Deeply moved by that experience, Flores thought a mentor-led cooking program could be more than just a life skill for the detainees. After talking to Messing, he was convinced.
“Jorge is such a fit and connects with the kids right away. He knows what they’ve been through,” Messing said. “He’s open and accepting but also has this knowledge they’re super interested in.”
Changing a trajectory
The cooking program at juvenile hall has been unexpectedly popular, according to Flores, despite limited resources and a lack of some basic cooking equipment — for example, the students are required to use plastic knives.

“Most of the time, these kids are just being told what to do, or you’re a screwup,” he said. “They’re not given the right tools.

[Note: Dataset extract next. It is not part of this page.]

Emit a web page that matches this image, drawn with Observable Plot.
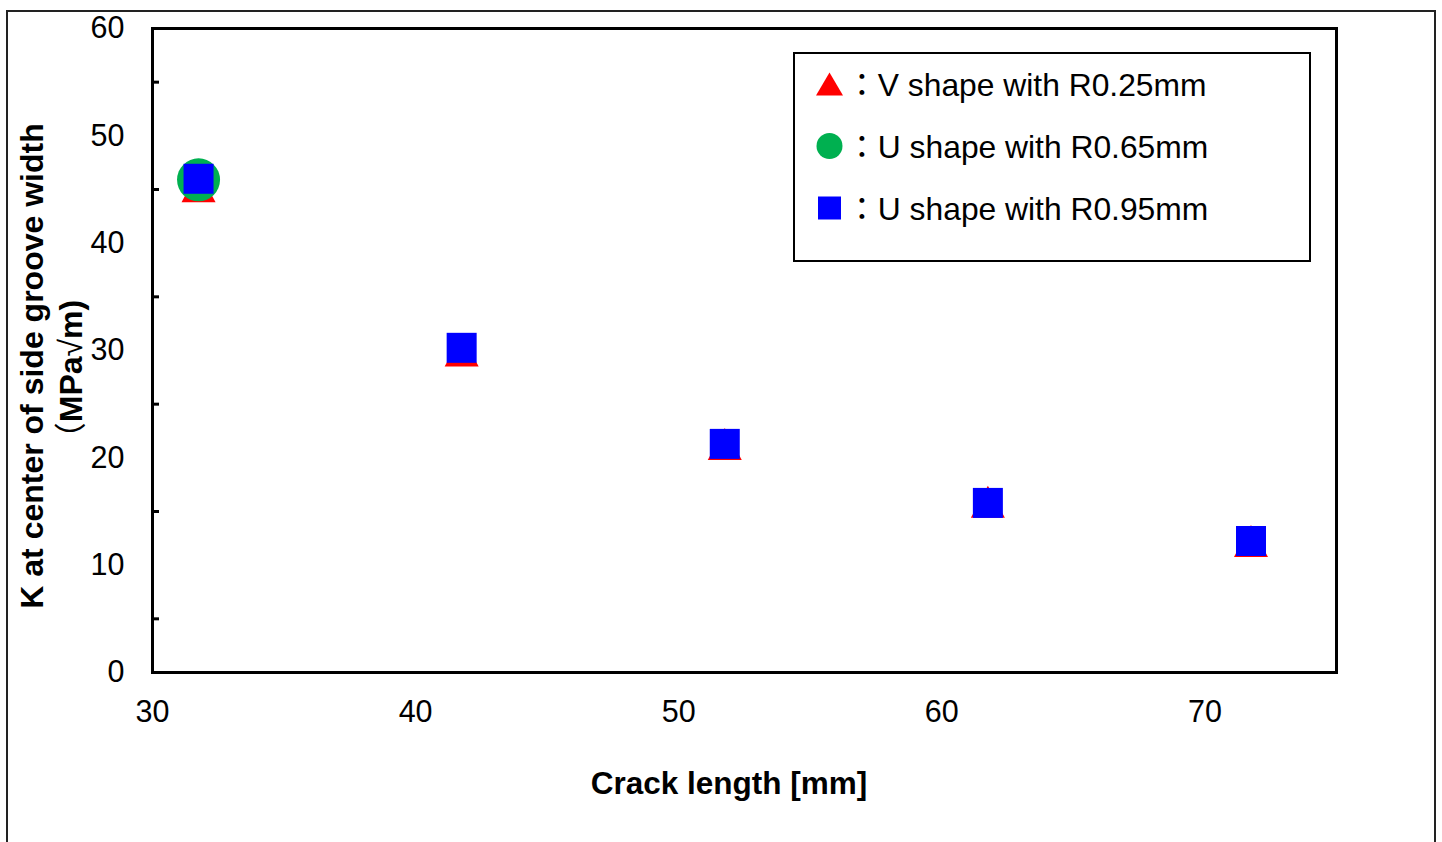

They’ve been neglected their whole life.”
When Flores and Messing asked the cooking class attendees at juvenile hall what could have changed their trajectory, the same comments came up repeatedly: “Keep us busy, give us opportunities to play sports and learn a trade.”
Sonoma County Juvenile Hall offers more than 20 educational programs for residents, according to its website. Flores hopes cooking skills will be useful once the youth leave the facility.
“We need to get (those in juvenile hall) back into the community with something to lean on,” he said. “Without the right tools and the right people, you fall into the same routine, go back to the same neighborhoods with the same homies. You’re not given an opportunity to succeed.”
Flores also hopes to offer his students apprentice programs in the future.
“I want to show them that there are people willing to help out if you are on the right path. My big wish is to give more opportunities,” he said.